▶ INSTRUCTION: Copy out the listing in full, exactly as written, but not its pictures.

▶ DATASET EXCERPT:
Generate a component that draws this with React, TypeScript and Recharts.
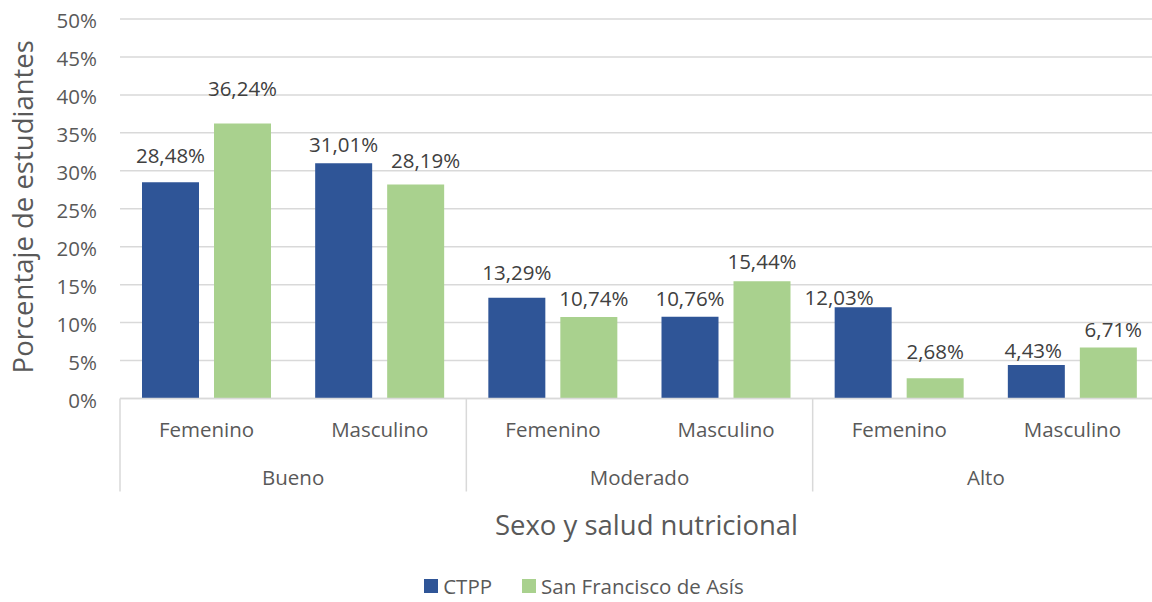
import { Bar, BarChart, CartesianGrid, Label, LabelList, Legend, XAxis, YAxis } from "recharts";

// sexo / salud nutricional, six bars per series
const SEXO = ["Femenino", "Masculino", "Femenino", "Masculino", "Femenino", "Masculino"];
const SALUD = ["Bueno", "Bueno", "Moderado", "Moderado", "Alto", "Alto"];
const CTPP = [28.48, 31.01, 13.29, 10.76, 12.03, 4.43];
const SAN_FRANCISCO = [36.24, 28.19, 10.74, 15.44, 2.68, 6.71];
const Y_TICKS = [0, 5, 10, 15, 20, 25, 30, 35, 40, 45, 50];

const SERIES = [
  { key: "ctpp", name: "CTPP", color: "#2F5597" },
  { key: "sanFrancisco", name: "San Francisco de Asís", color: "#A9D18E" },
];

// per-label tweaks: [dx, gap between bar top and text baseline]
const CTPP_NUDGE: [number, number][] = [[0, 19], [0, 11], [0, 18], [0, 11], [-24, 2], [-3, 7]];
const SF_NUDGE: [number, number][] = [[0, 27], [10, 17], [5, 11], [0, 12], [0, 19], [5, 11]];

const CHART_W = 1170;
const CHART_H = 620;
const MARGIN = { top: 19, right: 11, bottom: 20, left: 0 };
const Y_AXIS_W = 120;
const PLOT_W = CHART_W - MARGIN.left - MARGIN.right - Y_AXIS_W;

const GRID = "#d9d9d9";
const TICK = "#595959";
const LABEL = "#404040";
const FONT = 20.5;
const TITLE_FONT = 27.5;

const rows = SEXO.map((sexo, i) => ({
  sexo,
  salud: SALUD[i],
  ctpp: CTPP[i],
  sanFrancisco: SAN_FRANCISCO[i],
}));

const fmtPct = (v: number) => `${v.toFixed(2).replace(".", ",")}%`;

function valueLabel(nudge: [number, number][]) {
  return (props: any) => {
    const vb = props.viewBox ?? props;
    const x = Number(vb.x ?? props.x);
    const y = Number(vb.y ?? props.y);
    const w = Number(vb.width ?? props.width);
    const [dx, gap] = nudge[props.index] ?? [0, 10];
    return (
      <text x={x + w / 2 + dx} y={y - gap} textAnchor="middle" fontSize={FONT} fill={LABEL}>
        {fmtPct(Number(props.value))}
      </text>
    );
  };
}

// two-level category axis: sexo on the first row, salud group underneath
function SexoTick(props: any) {
  const { x, y, payload } = props;
  const n = props.visibleTicksCount || SEXO.length;
  const axisW = typeof props.width === "number" ? props.width : PLOT_W;
  const half = axisW / n / 2;
  const i = payload.index;
  return (
    <g>
      {i % 2 === 0 && (
        <line x1={x - half} x2={x - half} y1={y} y2={y + 93} stroke={GRID} strokeWidth={1.5} />
      )}
      {i === n - 1 && (
        <line x1={x + half} x2={x + half} y1={y} y2={y + 93} stroke={GRID} strokeWidth={1.5} />
      )}
      <text x={x} y={y + 38.5} textAnchor="middle" fontSize={FONT} fill={TICK}>
        {payload.value}
      </text>
      {i % 2 === 1 && (
        <text x={x - half} y={y + 86} textAnchor="middle" fontSize={FONT} fill={TICK}>
          {SALUD[i]}
        </text>
      )}
    </g>
  );
}

function XTitle(props: any) {
  const { x, y, width } = props.viewBox;
  return (
    <text x={x + width / 2 + 7} y={y + 136} textAnchor="middle" fontSize={TITLE_FONT} fill={TICK}>
      Sexo y salud nutricional
    </text>
  );
}

function YTitle(props: any) {
  const { x, y, height } = props.viewBox;
  const cx = x + 33;
  const cy = y + height / 2 - 2;
  return (
    <text
      x={cx}
      y={cy}
      transform={`rotate(-90, ${cx}, ${cy})`}
      textAnchor="middle"
      fontSize={TITLE_FONT}
      fill={TICK}
    >
      Porcentaje de estudiantes
    </text>
  );
}

function LegendRow() {
  return (
    <div
      style={{
        display: "flex",
        justifyContent: "center",
        alignItems: "center",
        height: 28,
        paddingLeft: 9,
        fontSize: FONT,
        lineHeight: "28px",
        color: TICK,
      }}
    >
      {SERIES.map((s, i) => (
        <div key={s.key} style={{ display: "flex", alignItems: "center", marginLeft: i ? 30 : 0 }}>
          <span style={{ width: 14, height: 14, background: s.color, marginRight: 5 }} />
          <span>{s.name}</span>
        </div>
      ))}
    </div>
  );
}

export default function App() {
  return (
    <div
      style={{
        position: "fixed",
        left: 0,
        top: 0,
        width: 1152,
        height: 602,
        overflow: "hidden",
        background: "#fff",
        fontFamily: "'Open Sans', sans-serif",
      }}
    >
      <BarChart width={CHART_W} height={CHART_H} data={rows} margin={MARGIN} barGap={15}>
        <CartesianGrid vertical={false} stroke={GRID} strokeWidth={1.5} />
        <XAxis
          dataKey="sexo"
          height={173.5}
          interval={0}
          tickLine={false}
          tickSize={0}
          tickMargin={0}
          axisLine={{ stroke: GRID, strokeWidth: 1.5 }}
          tick={<SexoTick />}
        >
          <Label content={<XTitle />} />
        </XAxis>
        <YAxis
          width={Y_AXIS_W}
          domain={[0, 50]}
          ticks={Y_TICKS}
          interval={0}
          tickFormatter={(v: number) => `${v}%`}
          tickLine={false}
          axisLine={false}
          tickSize={0}
          tickMargin={23}
          tick={{ fill: TICK, fontSize: FONT, dy: 2 }}
        >
          <Label content={<YTitle />} />
        </YAxis>
        <Legend verticalAlign="bottom" content={<LegendRow />} />
        <Bar dataKey="ctpp" name="CTPP" fill={SERIES[0].color} barSize={57} isAnimationActive={false}>
          <LabelList dataKey="ctpp" content={valueLabel(CTPP_NUDGE)} />
        </Bar>
        <Bar dataKey="sanFrancisco" name="San Francisco de Asís" fill={SERIES[1].color} barSize={57} isAnimationActive={false}>
          <LabelList dataKey="sanFrancisco" content={valueLabel(SF_NUDGE)} />
        </Bar>
      </BarChart>
    </div>
  );
}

▶ RESULT:
Generate a component that draws this with React, TypeScript and Recharts.
import { Bar, BarChart, CartesianGrid, Label, LabelList, Legend, XAxis, YAxis } from "recharts";

// sexo / salud nutricional, six bars per series
const SEXO = ["Femenino", "Masculino", "Femenino", "Masculino", "Femenino", "Masculino"];
const SALUD = ["Bueno", "Bueno", "Moderado", "Moderado", "Alto", "Alto"];
const CTPP = [28.48, 31.01, 13.29, 10.76, 12.03, 4.43];
const SAN_FRANCISCO = [36.24, 28.19, 10.74, 15.44, 2.68, 6.71];
const Y_TICKS = [0, 5, 10, 15, 20, 25, 30, 35, 40, 45, 50];

const SERIES = [
  { key: "ctpp", name: "CTPP", color: "#2F5597" },
  { key: "sanFrancisco", name: "San Francisco de Asís", color: "#A9D18E" },
];

// per-label tweaks: [dx, gap between bar top and text baseline]
const CTPP_NUDGE: [number, number][] = [[0, 19], [0, 11], [0, 18], [0, 11], [-24, 2], [-3, 7]];
const SF_NUDGE: [number, number][] = [[0, 27], [10, 17], [5, 11], [0, 12], [0, 19], [5, 11]];

const CHART_W = 1170;
const CHART_H = 620;
const MARGIN = { top: 19, right: 11, bottom: 20, left: 0 };
const Y_AXIS_W = 120;
const PLOT_W = CHART_W - MARGIN.left - MARGIN.right - Y_AXIS_W;

const GRID = "#d9d9d9";
const TICK = "#595959";
const LABEL = "#404040";
const FONT = 20.5;
const TITLE_FONT = 27.5;

const rows = SEXO.map((sexo, i) => ({
  sexo,
  salud: SALUD[i],
  ctpp: CTPP[i],
  sanFrancisco: SAN_FRANCISCO[i],
}));

const fmtPct = (v: number) => `${v.toFixed(2).replace(".", ",")}%`;

function valueLabel(nudge: [number, number][]) {
  return (props: any) => {
    const vb = props.viewBox ?? props;
    const x = Number(vb.x ?? props.x);
    const y = Number(vb.y ?? props.y);
    const w = Number(vb.width ?? props.width);
    const [dx, gap] = nudge[props.index] ?? [0, 10];
    return (
      <text x={x + w / 2 + dx} y={y - gap} textAnchor="middle" fontSize={FONT} fill={LABEL}>
        {fmtPct(Number(props.value))}
      </text>
    );
  };
}

// two-level category axis: sexo on the first row, salud group underneath
function SexoTick(props: any) {
  const { x, y, payload } = props;
  const n = props.visibleTicksCount || SEXO.length;
  const axisW = typeof props.width === "number" ? props.width : PLOT_W;
  const half = axisW / n / 2;
  const i = payload.index;
  return (
    <g>
      {i % 2 === 0 && (
        <line x1={x - half} x2={x - half} y1={y} y2={y + 93} stroke={GRID} strokeWidth={1.5} />
      )}
      {i === n - 1 && (
        <line x1={x + half} x2={x + half} y1={y} y2={y + 93} stroke={GRID} strokeWidth={1.5} />
      )}
      <text x={x} y={y + 38.5} textAnchor="middle" fontSize={FONT} fill={TICK}>
        {payload.value}
      </text>
      {i % 2 === 1 && (
        <text x={x - half} y={y + 86} textAnchor="middle" fontSize={FONT} fill={TICK}>
          {SALUD[i]}
        </text>
      )}
    </g>
  );
}

function XTitle(props: any) {
  const { x, y, width } = props.viewBox;
  return (
    <text x={x + width / 2 + 7} y={y + 136} textAnchor="middle" fontSize={TITLE_FONT} fill={TICK}>
      Sexo y salud nutricional
    </text>
  );
}

function YTitle(props: any) {
  const { x, y, height } = props.viewBox;
  const cx = x + 33;
  const cy = y + height / 2 - 2;
  return (
    <text
      x={cx}
      y={cy}
      transform={`rotate(-90, ${cx}, ${cy})`}
      textAnchor="middle"
      fontSize={TITLE_FONT}
      fill={TICK}
    >
      Porcentaje de estudiantes
    </text>
  );
}

function LegendRow() {
  return (
    <div
      style={{
        display: "flex",
        justifyContent: "center",
        alignItems: "center",
        height: 28,
        paddingLeft: 9,
        fontSize: FONT,
        lineHeight: "28px",
        color: TICK,
      }}
    >
      {SERIES.map((s, i) => (
        <div key={s.key} style={{ display: "flex", alignItems: "center", marginLeft: i ? 30 : 0 }}>
          <span style={{ width: 14, height: 14, background: s.color, marginRight: 5 }} />
          <span>{s.name}</span>
        </div>
      ))}
    </div>
  );
}

export default function App() {
  return (
    <div
      style={{
        position: "fixed",
        left: 0,
        top: 0,
        width: 1152,
        height: 602,
        overflow: "hidden",
        background: "#fff",
        fontFamily: "'Open Sans', sans-serif",
      }}
    >
      <BarChart width={CHART_W} height={CHART_H} data={rows} margin={MARGIN} barGap={15}>
        <CartesianGrid vertical={false} stroke={GRID} strokeWidth={1.5} />
        <XAxis
          dataKey="sexo"
          height={173.5}
          interval={0}
          tickLine={false}
          tickSize={0}
          tickMargin={0}
          axisLine={{ stroke: GRID, strokeWidth: 1.5 }}
          tick={<SexoTick />}
        >
          <Label content={<XTitle />} />
        </XAxis>
        <YAxis
          width={Y_AXIS_W}
          domain={[0, 50]}
          ticks={Y_TICKS}
          interval={0}
          tickFormatter={(v: number) => `${v}%`}
          tickLine={false}
          axisLine={false}
          tickSize={0}
          tickMargin={23}
          tick={{ fill: TICK, fontSize: FONT, dy: 2 }}
        >
          <Label content={<YTitle />} />
        </YAxis>
        <Legend verticalAlign="bottom" content={<LegendRow />} />
        <Bar dataKey="ctpp" name="CTPP" fill={SERIES[0].color} barSize={57} isAnimationActive={false}>
          <LabelList dataKey="ctpp" content={valueLabel(CTPP_NUDGE)} />
        </Bar>
        <Bar dataKey="sanFrancisco" name="San Francisco de Asís" fill={SERIES[1].color} barSize={57} isAnimationActive={false}>
          <LabelList dataKey="sanFrancisco" content={valueLabel(SF_NUDGE)} />
        </Bar>
      </BarChart>
    </div>
  );
}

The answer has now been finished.